Atomic operations in OpenCL 1.0

I was having troubles with atomic operations in my kernel for computing
grey level co-occurence matrices. So I tried running a simple kernel below:


#pragma OPENCL EXTENSION cl_khr_global_int32_base_atomics : enable
#pragma OPENCL EXTENSION cl_khr_local_int32_base_atomics : enable
__kernel void
atomic(__global int* num)
{

   atom_inc(&num[0]);
}

But all I’m getting at runtime is this:


[CL_BUILD_PROGRAM_FAILURE] : OpenCL Error : clBuildProgram failed: could not build program for device 0 (0x100683f70) (-44)
Break on OpenCLErrorBreak to debug.
[CL_BUILD_ERROR] : OpenCL Build Error : Compiler build log:
Error while compiling the ptx module: CLH_ERROR_NO_BINARY_FOR_GPU
PTX Info log: 
PTX Error log: 
[CL_INVALID_PROGRAM_EXECUTABLE] : OpenCL Error : Failed to create kernel! Could not find a device with a built executable for this kernel.
Break on OpenCLErrorBreak to debug.

Running on Mac OS 10.6.2 with GeForce 9600M GT.
Any suggestions, please?

You should try on linux or windows :wink:

I have the same problem with atomics but on a GT 120 running os x 10.6 snow leopard. Any fixes?

Have you checked that your OpenCL 1.0 implementation actually supports atomics? In CL 1.0 atomics are provided as extensions.

Check your CL_DEVICE_EXTENSIONS string and see whether cl_khr_global_int32_base_atomics is returned in the list.

Thanks for the reply!
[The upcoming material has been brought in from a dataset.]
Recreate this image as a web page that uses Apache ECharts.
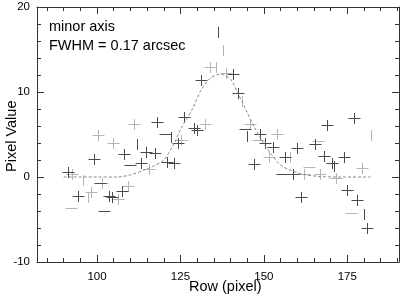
<!DOCTYPE html>
<html>
<head>
<meta charset="utf-8">
<script src="https://cdn.jsdelivr.net/npm/echarts@6/dist/echarts.min.js"></script>
<style>html,body{margin:0;padding:0;background:#fff}#c{width:407px;height:297px}</style>
</head>
<body>
<div id="c"></div>
<script>
// ---- data ----
const xMajorTicks = [100, 125, 150, 175];
const xMinorTicks = [85, 90, 95, 105, 110, 115, 120, 130, 135, 140, 145, 155, 160, 165, 170, 180, 185, 190];

// measurements drawn as full crosses (dark and light grey)
const darkCross = [
  [91.2, 0.6], [94.2, -2.2], [99.2, 2.1], [103.7, -2.2], [104.4, -2.3], [107.6, -1.7],
  [108.2, 2.7], [113.3, 1.6], [114.8, 2.9], [117.3, 2.8], [118.0, 6.5], [121.0, 1.8],
  [123.1, 1.6], [124.3, 4.0], [126.2, 7.1], [129.1, 5.8], [130.1, 5.5], [131.3, 11.4],
  [140.6, 12.1], [142.2, 9.9], [146.9, 1.5], [148.9, 5.1], [150.3, 4.0], [152.6, 3.5],
  [156.4, 2.4], [158.8, 0.3], [160.0, 3.4], [161.0, -2.3], [165.2, 3.9], [168.1, 2.5],
  [169.0, 6.1], [170.3, 1.7], [174.1, 2.3], [174.9, -1.5], [176.9, 7.0], [177.8, -2.7],
  [181.0, -6.0]
];
const lightCross = [
  [92.4, 0.35], [98.1, -1.8], [100.3, 5.0], [101.4, -0.7], [104.9, 4.0], [106.2, -2.6],
  [109.3, -1.0], [111.1, 6.2], [115.5, 1.0], [125.3, 4.4], [132.3, 6.2], [134.0, 12.9],
  [138.7, 12.2], [145.8, 6.2], [151.5, 2.3], [154.0, 5.1], [162.0, 0.3], [166.8, 0.3],
  [171.7, -0.15], [179.3, 1.1]
];
// measurements where only the horizontal bar is visible
const darkHBar = [[100.9, -0.75], [102.1, -4.0], [110.0, 1.4], [120.3, 5.1], [144.2, 5.7], [155.4, 0.3]];
const lightHBar = [[92.2, -3.6], [148.3, 4.4], [163.5, 1.2], [166.3, 4.2], [176.0, -4.2]];
// measurements where only the vertical bar is visible
const darkVBar = [[112.0, 3.9], [122.3, 4.7], [136.2, 17.1], [144.9, 4.8], [171.0, 1.3], [179.9, -4.3]];
const lightVBar = [[95.9, -0.35], [97.3, -2.3], [135.8, 13.0], [137.8, 14.9], [143.3, 9.0], [157.8, 2.3], [182.2, 5.0]];

// fitted profile
const fitX = [90, 100, 106, 110, 114, 117, 120, 123, 125.3, 128.6, 131, 134, 137, 140, 142.3, 145, 147, 150, 152.6, 155, 158, 162, 167, 172, 182];
const fitY = [0, 0, 0, 0.25, 0.8, 1.3, 2.0, 3.9, 5.8, 8.0, 10.1, 11.65, 12.1, 11.5, 9.8, 7.6, 6.0, 3.9, 2.5, 1.4, 0.8, 0.3, 0.05, 0, 0];

const annotation1 = 'minor axis';
const annotation2 = 'FWHM = 0.17 arcsec';
const xName = 'Row (pixel)';
const yName = 'Pixel Value';

// ---- chart ----
const FONT = 'Liberation Sans, Arial, Helvetica, sans-serif';
const DARK = '#4a4a4a', LIGHT = '#b5b5b5', AXIS = '#333';

function barSeries(data, color, showH, showV) {
  return {
    type: 'custom', xAxisIndex: 0, yAxisIndex: 0, data: data, silent: true,
    renderItem: function (params, api) {
      const p = api.coord([api.value(0), api.value(1)]);
      const cx = Math.round(p[0]) + 0.5, cy = Math.round(p[1]) + 0.5;
      const ch = [];
      if (showH) ch.push({type: 'line', shape: {x1: cx - 6, y1: cy, x2: cx + 6, y2: cy}, style: {stroke: color, lineWidth: 1}});
      if (showV) ch.push({type: 'line', shape: {x1: cx, y1: cy - 5.5, x2: cx, y2: cy + 5.5}, style: {stroke: color, lineWidth: 1}});
      return {type: 'group', children: ch};
    }
  };
}

function xAx(pos, ticks, len, showLine, showLabel) {
  return {
    type: 'value', min: 82, max: 190.5, position: pos,
    axisLine: {show: showLine, onZero: false, lineStyle: {color: AXIS, width: 1}},
    axisTick: {show: true, inside: true, length: len, customValues: ticks, lineStyle: {color: AXIS}},
    axisLabel: showLabel ? {show: true, customValues: ticks, fontSize: 11.5, color: '#000', fontFamily: FONT, margin: 9} : {show: false},
    splitLine: {show: false}
  };
}
function yAx(pos, showLabel) {
  return {
    type: 'value', min: -10, max: 20, interval: 10, position: pos,
    axisLine: {show: true, onZero: false, lineStyle: {color: AXIS, width: 1}},
    axisTick: {show: true, inside: true, length: 7, lineStyle: {color: AXIS}},
    minorTick: {show: true, splitNumber: 5, length: 4, lineStyle: {color: AXIS}},
    axisLabel: showLabel ? {show: true, fontSize: 11.5, color: '#000', fontFamily: FONT, margin: 7} : {show: false},
    splitLine: {show: false}, minorSplitLine: {show: false}
  };
}

const chart = echarts.init(document.getElementById('c'), null, {renderer: 'canvas'});
chart.setOption({
  animation: false,
  backgroundColor: '#fff',
  grid: {left: 37, right: 8, top: 7, bottom: 35},
  xAxis: [
    xAx('bottom', xMajorTicks, 7, true, true),
    xAx('bottom', xMinorTicks, 4, false, false),
    xAx('top', xMajorTicks, 7, true, false),
    xAx('top', xMinorTicks, 4, false, false)
  ],
  yAxis: [yAx('left', true), yAx('right', false)],
  graphic: [
    {type: 'text', left: 49, top: 19, style: {text: annotation1, font: '14.5px ' + FONT, fill: '#000'}},
    {type: 'text', left: 49, top: 38, style: {text: annotation2, font: '14.5px ' + FONT, fill: '#000'}},
    {type: 'text', left: 189, top: 279, style: {text: xName, font: '14.5px ' + FONT, fill: '#000'}},
    {type: 'text', x: 4, y: 172, rotation: Math.PI / 2, style: {text: yName, font: '14.5px ' + FONT, fill: '#000', textVerticalAlign: 'top'}}
  ],
  series: [
    {
      type: 'line', xAxisIndex: 0, yAxisIndex: 0, showSymbol: false, smooth: 0.3, silent: true,
      data: fitX.map((x, i) => [x, fitY[i]]),
      lineStyle: {color: '#8a8a8a', width: 1, type: [3, 2]}
    },
    barSeries(lightCross, LIGHT, true, true),
    barSeries(lightHBar, LIGHT, true, false),
    barSeries(lightVBar, LIGHT, false, true),
    barSeries(darkCross, DARK, true, true),
    barSeries(darkHBar, DARK, true, false),
    barSeries(darkVBar, DARK, false, true)
  ]
});
</script>
</body>
</html>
Here are my available extensions:

cl_khr_byte_addressable_store cl_khr_global_int32_base_atomics cl_khr_global_int32_extended_atomics cl_APPLE_gl_sharing cl_APPLE_SetMemObjectDestructor cl_APPLE_ContextLoggingFunctions

I just tried atom_add on __global memory and that actually worked. Does this mean atomic operations on __local memory are not supported? Cheers.

The cl_khr_local_int32_***_atomics extensions are not exported and therefore atomic operations to local memory are not supported. The GeForce 9600M GT does not support atomic operations to local memory.

The simple program can be solved if the OS is changed from Mac OS 10.6.2 to linux or windows .Usually kernel based code works best on Linux .That may be the root cause of the problem .Its better to get an insight of the problem by going through the handbook and know which versions of that particular kernel are suited for that particular OS.

The best suited solution for the problem would be to simply switch to Windows.

Some people don’t have Windows/Linux machine available. And in my experience each platform has its problems, so you may be solving one issue and creating another. Even profiler and debugger now work on Mac OS, so no need to blame it for problems.

Anyway, since I started this topic… My initial problem was that my card didn’t support local atomics, which I overlooked.